** Start **

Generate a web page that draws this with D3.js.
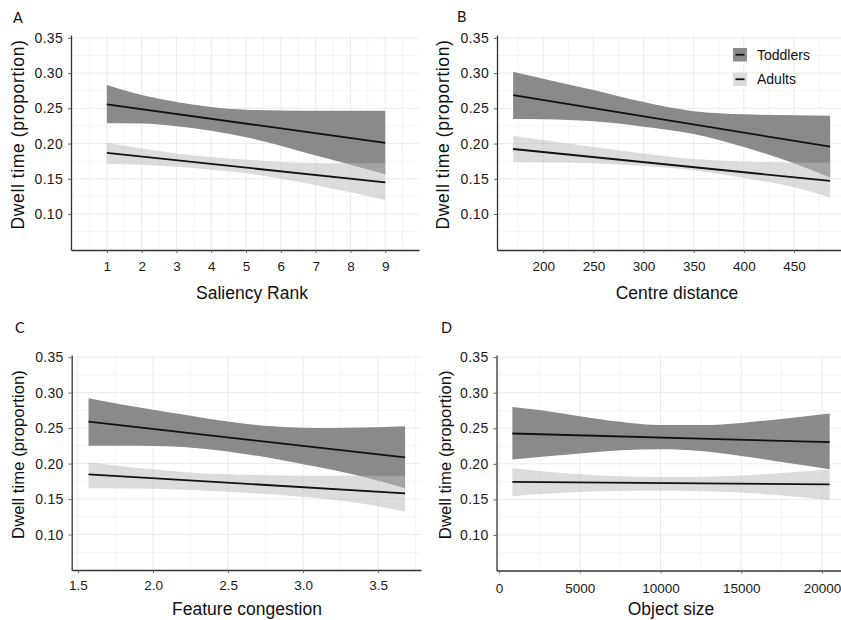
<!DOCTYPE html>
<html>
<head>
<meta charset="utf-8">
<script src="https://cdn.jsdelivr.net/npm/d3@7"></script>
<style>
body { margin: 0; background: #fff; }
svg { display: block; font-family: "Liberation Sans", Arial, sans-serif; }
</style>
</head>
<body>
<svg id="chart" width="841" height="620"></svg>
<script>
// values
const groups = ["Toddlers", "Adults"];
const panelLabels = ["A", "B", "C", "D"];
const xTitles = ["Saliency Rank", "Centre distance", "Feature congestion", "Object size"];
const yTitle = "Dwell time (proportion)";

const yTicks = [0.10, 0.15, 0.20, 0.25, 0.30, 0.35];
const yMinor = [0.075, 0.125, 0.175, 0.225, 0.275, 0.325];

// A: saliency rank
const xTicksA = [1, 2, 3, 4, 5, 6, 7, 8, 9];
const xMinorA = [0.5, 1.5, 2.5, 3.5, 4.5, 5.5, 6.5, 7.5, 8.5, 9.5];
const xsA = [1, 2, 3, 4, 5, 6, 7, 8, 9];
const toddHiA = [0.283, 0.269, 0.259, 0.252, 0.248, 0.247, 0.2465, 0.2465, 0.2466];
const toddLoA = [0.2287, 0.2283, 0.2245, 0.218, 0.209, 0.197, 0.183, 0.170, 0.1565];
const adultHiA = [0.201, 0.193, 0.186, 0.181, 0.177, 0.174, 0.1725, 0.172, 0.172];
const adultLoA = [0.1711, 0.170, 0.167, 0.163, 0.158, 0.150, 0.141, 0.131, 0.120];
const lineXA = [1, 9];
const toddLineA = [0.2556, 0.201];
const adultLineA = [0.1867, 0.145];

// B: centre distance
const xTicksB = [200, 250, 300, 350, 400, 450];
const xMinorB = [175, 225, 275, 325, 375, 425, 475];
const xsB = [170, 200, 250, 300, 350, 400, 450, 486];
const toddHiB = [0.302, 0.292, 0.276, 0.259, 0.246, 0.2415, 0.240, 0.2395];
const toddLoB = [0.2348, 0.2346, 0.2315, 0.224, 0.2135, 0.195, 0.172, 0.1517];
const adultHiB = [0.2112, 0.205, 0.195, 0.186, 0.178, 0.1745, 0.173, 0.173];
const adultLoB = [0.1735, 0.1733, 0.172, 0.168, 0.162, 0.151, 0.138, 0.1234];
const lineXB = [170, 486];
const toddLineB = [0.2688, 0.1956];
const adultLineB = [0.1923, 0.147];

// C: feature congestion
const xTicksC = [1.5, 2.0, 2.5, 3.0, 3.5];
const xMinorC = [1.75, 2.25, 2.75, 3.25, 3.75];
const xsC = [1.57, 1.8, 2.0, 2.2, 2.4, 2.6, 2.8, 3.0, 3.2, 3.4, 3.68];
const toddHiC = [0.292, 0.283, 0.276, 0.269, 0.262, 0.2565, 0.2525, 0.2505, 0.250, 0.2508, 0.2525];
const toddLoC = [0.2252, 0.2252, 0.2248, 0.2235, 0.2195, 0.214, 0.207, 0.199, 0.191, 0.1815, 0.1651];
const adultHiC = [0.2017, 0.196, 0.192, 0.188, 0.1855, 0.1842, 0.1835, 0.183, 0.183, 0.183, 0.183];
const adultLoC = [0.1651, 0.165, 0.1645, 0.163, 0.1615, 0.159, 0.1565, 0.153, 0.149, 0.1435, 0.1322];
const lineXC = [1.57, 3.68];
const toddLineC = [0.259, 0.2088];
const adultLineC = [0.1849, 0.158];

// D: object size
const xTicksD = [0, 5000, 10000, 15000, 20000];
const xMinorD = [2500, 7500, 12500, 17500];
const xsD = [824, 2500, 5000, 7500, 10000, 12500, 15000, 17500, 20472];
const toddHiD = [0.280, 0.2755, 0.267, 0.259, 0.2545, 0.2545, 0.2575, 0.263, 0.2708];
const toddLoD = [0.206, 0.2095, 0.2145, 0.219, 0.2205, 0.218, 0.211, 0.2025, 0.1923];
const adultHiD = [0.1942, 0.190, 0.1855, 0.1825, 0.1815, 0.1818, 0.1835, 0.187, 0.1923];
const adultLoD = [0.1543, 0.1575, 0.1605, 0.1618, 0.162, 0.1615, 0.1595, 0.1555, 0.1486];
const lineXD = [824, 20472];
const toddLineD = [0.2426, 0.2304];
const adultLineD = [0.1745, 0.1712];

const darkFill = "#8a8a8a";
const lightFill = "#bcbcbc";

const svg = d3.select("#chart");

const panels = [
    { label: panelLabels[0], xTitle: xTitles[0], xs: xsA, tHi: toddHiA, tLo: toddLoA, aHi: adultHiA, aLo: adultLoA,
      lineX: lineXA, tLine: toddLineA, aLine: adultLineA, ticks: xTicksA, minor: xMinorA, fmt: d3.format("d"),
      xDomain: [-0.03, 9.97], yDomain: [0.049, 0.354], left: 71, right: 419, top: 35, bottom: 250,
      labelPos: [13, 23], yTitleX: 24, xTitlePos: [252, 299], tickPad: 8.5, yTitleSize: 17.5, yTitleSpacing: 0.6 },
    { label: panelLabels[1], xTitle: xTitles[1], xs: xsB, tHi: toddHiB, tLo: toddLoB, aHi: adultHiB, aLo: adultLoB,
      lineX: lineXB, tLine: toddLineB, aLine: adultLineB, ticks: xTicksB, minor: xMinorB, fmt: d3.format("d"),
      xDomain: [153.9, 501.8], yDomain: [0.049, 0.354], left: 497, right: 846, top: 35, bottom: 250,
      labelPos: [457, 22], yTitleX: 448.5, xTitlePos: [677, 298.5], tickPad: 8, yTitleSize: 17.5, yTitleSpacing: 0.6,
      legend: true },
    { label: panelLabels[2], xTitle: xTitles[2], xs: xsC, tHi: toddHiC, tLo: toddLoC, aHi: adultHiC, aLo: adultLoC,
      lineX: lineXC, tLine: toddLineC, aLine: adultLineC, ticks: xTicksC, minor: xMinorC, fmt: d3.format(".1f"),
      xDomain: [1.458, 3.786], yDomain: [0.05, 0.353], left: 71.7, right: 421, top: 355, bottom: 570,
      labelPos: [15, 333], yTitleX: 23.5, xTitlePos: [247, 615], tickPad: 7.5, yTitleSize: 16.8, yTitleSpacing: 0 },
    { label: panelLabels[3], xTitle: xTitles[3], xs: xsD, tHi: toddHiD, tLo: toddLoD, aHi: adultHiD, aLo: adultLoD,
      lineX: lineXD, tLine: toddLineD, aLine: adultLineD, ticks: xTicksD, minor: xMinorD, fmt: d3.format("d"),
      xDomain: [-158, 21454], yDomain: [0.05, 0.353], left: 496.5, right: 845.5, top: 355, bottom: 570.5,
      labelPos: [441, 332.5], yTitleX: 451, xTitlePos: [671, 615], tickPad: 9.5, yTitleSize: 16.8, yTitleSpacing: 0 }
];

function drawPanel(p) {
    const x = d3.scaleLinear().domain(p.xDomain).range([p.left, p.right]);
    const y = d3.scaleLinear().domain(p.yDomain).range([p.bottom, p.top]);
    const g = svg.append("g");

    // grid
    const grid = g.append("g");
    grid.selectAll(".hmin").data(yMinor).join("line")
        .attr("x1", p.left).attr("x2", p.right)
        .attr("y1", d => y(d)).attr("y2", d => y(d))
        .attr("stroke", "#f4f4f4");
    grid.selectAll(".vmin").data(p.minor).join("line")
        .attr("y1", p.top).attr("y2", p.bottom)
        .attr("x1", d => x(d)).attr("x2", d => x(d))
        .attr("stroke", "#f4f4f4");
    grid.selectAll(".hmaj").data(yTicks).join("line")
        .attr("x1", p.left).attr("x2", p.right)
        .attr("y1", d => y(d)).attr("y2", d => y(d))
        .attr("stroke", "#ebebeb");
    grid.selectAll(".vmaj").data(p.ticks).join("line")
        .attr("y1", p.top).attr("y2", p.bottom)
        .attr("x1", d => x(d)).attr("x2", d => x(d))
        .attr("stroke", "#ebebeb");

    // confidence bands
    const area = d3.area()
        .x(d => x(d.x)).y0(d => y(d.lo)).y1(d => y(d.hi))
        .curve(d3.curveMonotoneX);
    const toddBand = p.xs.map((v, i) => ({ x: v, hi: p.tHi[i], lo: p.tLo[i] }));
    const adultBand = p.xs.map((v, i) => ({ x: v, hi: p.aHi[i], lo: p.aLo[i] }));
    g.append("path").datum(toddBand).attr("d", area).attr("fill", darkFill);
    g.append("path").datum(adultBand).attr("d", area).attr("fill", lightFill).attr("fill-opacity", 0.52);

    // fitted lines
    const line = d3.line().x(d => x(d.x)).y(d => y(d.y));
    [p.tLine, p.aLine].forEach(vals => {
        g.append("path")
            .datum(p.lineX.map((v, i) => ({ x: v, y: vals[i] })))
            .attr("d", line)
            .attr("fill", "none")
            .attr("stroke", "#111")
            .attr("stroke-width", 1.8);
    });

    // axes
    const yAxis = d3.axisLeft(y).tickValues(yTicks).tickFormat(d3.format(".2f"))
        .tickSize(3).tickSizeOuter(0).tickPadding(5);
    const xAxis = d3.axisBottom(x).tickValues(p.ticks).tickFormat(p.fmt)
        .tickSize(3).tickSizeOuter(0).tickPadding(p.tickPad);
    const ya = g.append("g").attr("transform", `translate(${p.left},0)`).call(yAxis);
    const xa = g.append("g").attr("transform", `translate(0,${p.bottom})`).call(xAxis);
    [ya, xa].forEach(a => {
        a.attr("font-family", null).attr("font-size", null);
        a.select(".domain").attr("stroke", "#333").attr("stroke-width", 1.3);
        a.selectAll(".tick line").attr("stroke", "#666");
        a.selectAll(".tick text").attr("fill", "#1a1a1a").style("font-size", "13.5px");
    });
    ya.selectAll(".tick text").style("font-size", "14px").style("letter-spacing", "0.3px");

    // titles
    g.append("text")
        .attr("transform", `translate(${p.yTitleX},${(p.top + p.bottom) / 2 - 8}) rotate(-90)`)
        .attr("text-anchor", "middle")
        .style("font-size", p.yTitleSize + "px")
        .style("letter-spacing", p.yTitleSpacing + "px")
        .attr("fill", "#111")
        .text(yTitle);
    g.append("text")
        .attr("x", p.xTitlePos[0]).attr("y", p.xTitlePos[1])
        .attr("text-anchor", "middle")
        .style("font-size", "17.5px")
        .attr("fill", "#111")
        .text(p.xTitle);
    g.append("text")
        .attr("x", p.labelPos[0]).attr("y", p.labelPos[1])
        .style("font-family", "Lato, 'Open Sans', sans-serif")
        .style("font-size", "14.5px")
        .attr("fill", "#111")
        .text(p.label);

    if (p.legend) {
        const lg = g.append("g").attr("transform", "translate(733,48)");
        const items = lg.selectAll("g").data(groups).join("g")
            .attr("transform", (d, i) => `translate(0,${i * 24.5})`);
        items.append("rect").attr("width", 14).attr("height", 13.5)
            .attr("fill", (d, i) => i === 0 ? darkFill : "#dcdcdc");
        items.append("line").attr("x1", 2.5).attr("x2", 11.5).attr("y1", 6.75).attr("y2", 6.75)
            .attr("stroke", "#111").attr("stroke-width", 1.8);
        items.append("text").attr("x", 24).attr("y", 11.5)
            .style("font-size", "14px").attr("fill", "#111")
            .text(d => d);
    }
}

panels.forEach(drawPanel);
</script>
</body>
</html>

** End **

**DIRECTIONS FOR THIS TASK**
Restate the material word for word from its first line through the line containing "const yMinor = [0.075, 0.125, 0.175, 0.225, 0.275, 0.325];", both included; the pictures do not belong in it.

**WRITTEN RESPONSE**
Generate a web page that draws this with D3.js.
<!DOCTYPE html>
<html>
<head>
<meta charset="utf-8">
<script src="https://cdn.jsdelivr.net/npm/d3@7"></script>
<style>
body { margin: 0; background: #fff; }
svg { display: block; font-family: "Liberation Sans", Arial, sans-serif; }
</style>
</head>
<body>
<svg id="chart" width="841" height="620"></svg>
<script>
// values
const groups = ["Toddlers", "Adults"];
const panelLabels = ["A", "B", "C", "D"];
const xTitles = ["Saliency Rank", "Centre distance", "Feature congestion", "Object size"];
const yTitle = "Dwell time (proportion)";

const yTicks = [0.10, 0.15, 0.20, 0.25, 0.30, 0.35];
const yMinor = [0.075, 0.125, 0.175, 0.225, 0.275, 0.325];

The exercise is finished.